Reviewed by thalmanj 9 / 10

Many Meanings

I just saw this film at the AFI Film Fest, where the director, writer, producer and majority of cast, spoke and conducted a Q&A. From a film-making stand point, the film was so wonderfully portrayed that messages could be received and interpreted from many social angles. Everything, from the focus pulls to the set and costume design, constructed a milieu conducive to an effective portrayal of a young man's struggle and confrontation with his racial identity and reconciliation. When asked for the core meaning of her film, Onwurah simple said that so many meanings could be extracted to fit each individual that no specific meaning fits any one person. With that in mind, I found the power of forgiveness an amazing issue raised in this film.

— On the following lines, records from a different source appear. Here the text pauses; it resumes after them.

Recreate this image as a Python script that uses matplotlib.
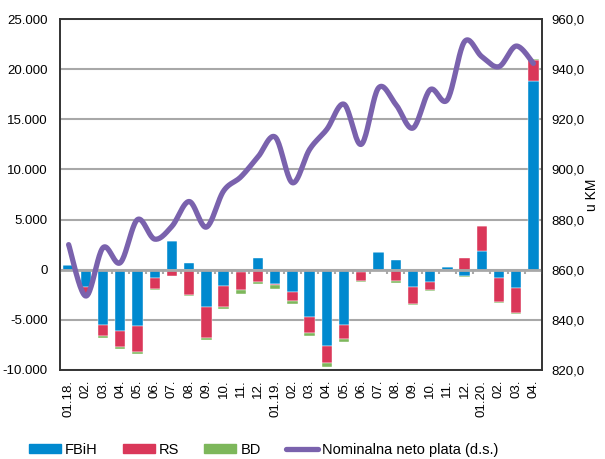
import numpy as np
import matplotlib
matplotlib.use("Agg")
import matplotlib.pyplot as plt
from matplotlib.lines import Line2D
from matplotlib.patches import Patch

plt.rcParams['font.family'] = ['Liberation Sans', 'DejaVu Sans']

# data
months = ['01.18.', '02.', '03.', '04.', '05.', '06.', '07.', '08.', '09.', '10.', '11.', '12.',
          '01.19.', '02.', '03.', '04.', '05.', '06.', '07.', '08.', '09.', '10.', '11.', '12.',
          '01.20.', '02.', '03.', '04.']
fbih = [500, -1750, -5500, -6100, -5650, -850, 2900, 650, -3750, -1650, -250, 1150,
        -1450, -2250, -4700, -7600, -5500, -200, 1750, 950, -1700, -1250, 250, -650,
        1900, -850, -1850, 18800]
rs = [0, -700, -1150, -1600, -2550, -1050, -650, -2500, -3100, -2100, -1750, -1250,
      -100, -900, -1650, -1750, -1400, -900, 0, -1150, -1750, -750, 0, 1150,
      2450, -2400, -2500, 2150]
bd = [0, -100, -150, -200, -170, -100, 0, -100, -130, -170, -400, -130,
      -400, -270, -270, -330, -270, -170, 0, -130, -100, -80, -150, -70,
      0, -70, -100, 100]
plata = [870.0, 849.5, 868.8, 862.8, 880.0, 872.2, 877.3, 887.2, 877.0, 891.4, 897.0, 905.0,
         912.9, 894.7, 908.0, 916.0, 926.0, 910.0, 932.5, 926.0, 916.5, 931.8, 927.8, 951.0,
         945.0, 941.0, 949.2, 942.3]

blue = '#0089CF'
red = '#DA3759'
green = '#7DB75B'
purple = '#7A62AD'
grid_c = '#A8A8A8'


def smooth(x, y, n=24):
    # excel-like smoothed line (bezier through the points)
    p = np.column_stack([x, y]).astype(float)
    out = []
    for i in range(len(p) - 1):
        p0 = p[i - 1] if i > 0 else p[i]
        p1 = p[i]
        p2 = p[i + 1]
        p3 = p[i + 2] if i + 2 < len(p) else p[i + 1]
        c1 = p1 + (p2 - p0) / 6
        c2 = p2 - (p3 - p1) / 6
        t = np.linspace(0, 1, n)[:, None]
        seg = (1 - t) ** 3 * p1 + 3 * (1 - t) ** 2 * t * c1 + 3 * (1 - t) * t ** 2 * c2 + t ** 3 * p2
        out.append(seg if i == 0 else seg[1:])
    out = np.vstack(out)
    return out[:, 0], out[:, 1]


fig = plt.figure(figsize=(6.05, 4.59), dpi=100)
ax = fig.add_axes([0.0992, 0.1939, 0.7967, 0.7647])

x = np.arange(len(months))
w = 0.6
pos = np.zeros(len(x))
neg = np.zeros(len(x))
for vals, col in [(fbih, blue), (rs, red), (bd, green)]:
    v = np.array(vals, dtype=float)
    bottom = np.where(v >= 0, pos, neg)
    ax.bar(x, v, w, bottom=bottom, color=col, edgecolor='white', linewidth=0.3, zorder=3)
    pos = pos + np.where(v > 0, v, 0)
    neg = neg + np.where(v < 0, v, 0)

ax.set_ylim(-10000, 25000)
ax.set_xlim(-0.5, len(x) - 0.5)
ax.set_yticks(np.arange(-10000, 25001, 5000))
ax.set_yticklabels([f'{v:,}'.replace(',', '.') for v in range(-10000, 25001, 5000)], fontsize=9.5)
ax.yaxis.grid(True, color=grid_c, linewidth=1.5, zorder=0)
ax.axhline(0, color=grid_c, linewidth=2, zorder=4)
ax.vlines(np.arange(len(x) + 1) - 0.5, -450, 0, color=grid_c, linewidth=1.5, zorder=4)
ax.tick_params(axis='y', length=0, pad=9)
ax.set_xticks(x)
ax.set_xticklabels(months, rotation=90, fontsize=9.5)
ax.tick_params(axis='x', length=0, pad=7)
for s in ax.spines.values():
    s.set_color('#333333')
    s.set_linewidth(1.2)

ax2 = ax.twinx()
sx, sy = smooth(x, plata)
ax2.plot(sx, sy, color=purple, linewidth=3.8, solid_capstyle='round', zorder=5)
ax2.set_ylim(820, 960)
ax2.set_yticks(np.arange(820, 961, 20))
ax2.set_yticklabels([f'{v:.1f}'.replace('.', ',') for v in range(820, 961, 20)], fontsize=9.5)
ax2.tick_params(axis='y', length=0, pad=7)
for s in ax2.spines.values():
    s.set_color('#333333')
    s.set_linewidth(1.2)
fig.text(0.978, 0.576, 'u KM', rotation=90, fontsize=10, ha='center', va='center')

handles = [Patch(color=blue), Patch(color=red), Patch(color=green),
           Line2D([0], [0], color=purple, linewidth=3.8, solid_capstyle='round')]
labels = ['FBiH', 'RS', 'BD', 'Nominalna neto plata (d.s.)']
fig.legend(handles, labels, loc='center', bbox_to_anchor=(0.436, 0.02), ncol=4, frameon=False,
           fontsize=10.5, handlelength=2.2, handleheight=0.55, handletextpad=0.3, columnspacing=1.7)

fig.savefig('out.png', dpi=100)
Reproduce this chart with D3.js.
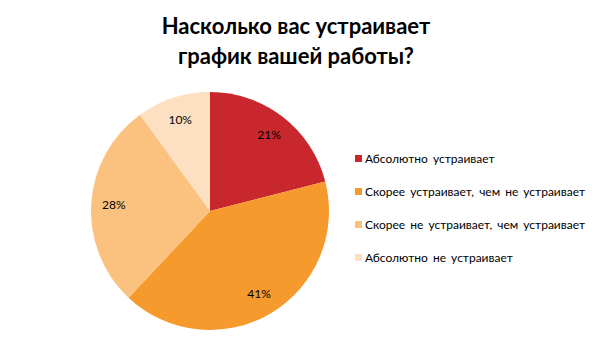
<!DOCTYPE html>
<html><head><meta charset="utf-8">
<script src="https://cdn.jsdelivr.net/npm/d3@7"></script>
<style>body{margin:0;background:#fff}</style>
</head><body>
<svg id="c" width="592" height="356"></svg>
<script>
const categories = ["Абсолютно устраивает","Скорее устраивает, чем не устраивает","Скорее не устраивает, чем устраивает","Абсолютно не устраивает"];
const values = [21, 41, 28, 10];
const colors = ["#C9272E","#F79A2E","#FBC27F","#FDDFC1"];
const titleLines = ["Насколько вас устраивает","график вашей работы?"];

const svg = d3.select("#c");
const font = "Lato, 'Open Sans', sans-serif";
svg.append("g").selectAll("text").data(titleLines).join("text")
  .attr("x", 296).attr("y", (d,i)=>34+i*30)
  .attr("text-anchor","middle").attr("font-family",font).attr("font-weight","bold")
  .attr("font-size",22).attr("fill","#000").text(d=>d);

const cx=210, cy=211, r=119;
const pie = d3.pie().sort(null).value(d=>d)(values);
const arc = d3.arc().innerRadius(0).outerRadius(r);
const labelArc = d3.arc().innerRadius(r*0.81).outerRadius(r*0.81);
const g = svg.append("g").attr("transform",`translate(${cx},${cy})`);
g.selectAll("path").data(pie).join("path").attr("d",arc).attr("fill",(d,i)=>colors[i]);
g.selectAll("text").data(pie).join("text")
  .attr("transform",d=>`translate(${labelArc.centroid(d)})`)
  .attr("text-anchor","middle").attr("dy","0.35em")
  .attr("font-family",font).attr("font-size",12).attr("fill","#000")
  .text(d=>d.data+"%");

const leg = svg.append("g").attr("transform","translate(355,159)");
const items = leg.selectAll("g").data(categories).join("g").attr("transform",(d,i)=>`translate(0,${i*33})`);
items.append("rect").attr("x",0).attr("y",-4).attr("width",7).attr("height",7).attr("fill",(d,i)=>colors[i]);
items.append("text").attr("x",10).attr("y",0).attr("dy","0.35em").attr("word-spacing",2)
  .attr("font-family",font).attr("font-size",12).attr("fill","#000").text(d=>d);
</script>
</body></html>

Joseph, the main character, after we fallow him through the development of his resentment toward black people, learns to forgive those that have wronged him. What is most interesting and perhaps convoluted is how he comes to his forgiveness. He finally faces the boy that triggered a series of events that ruined his life with understanding. At one point, Joseph realizes to work towards forgiveness, not for the benefit of the forgiven, but instead for himself. To see how he comes to this conclusion, you just have to watch the film. The power of this concept of forgiveness, as a benefit to ourselves, can be applied to so many aspects of our lives that to see it evinced in this film made watching and understanding it truly worth while... What's your meaning?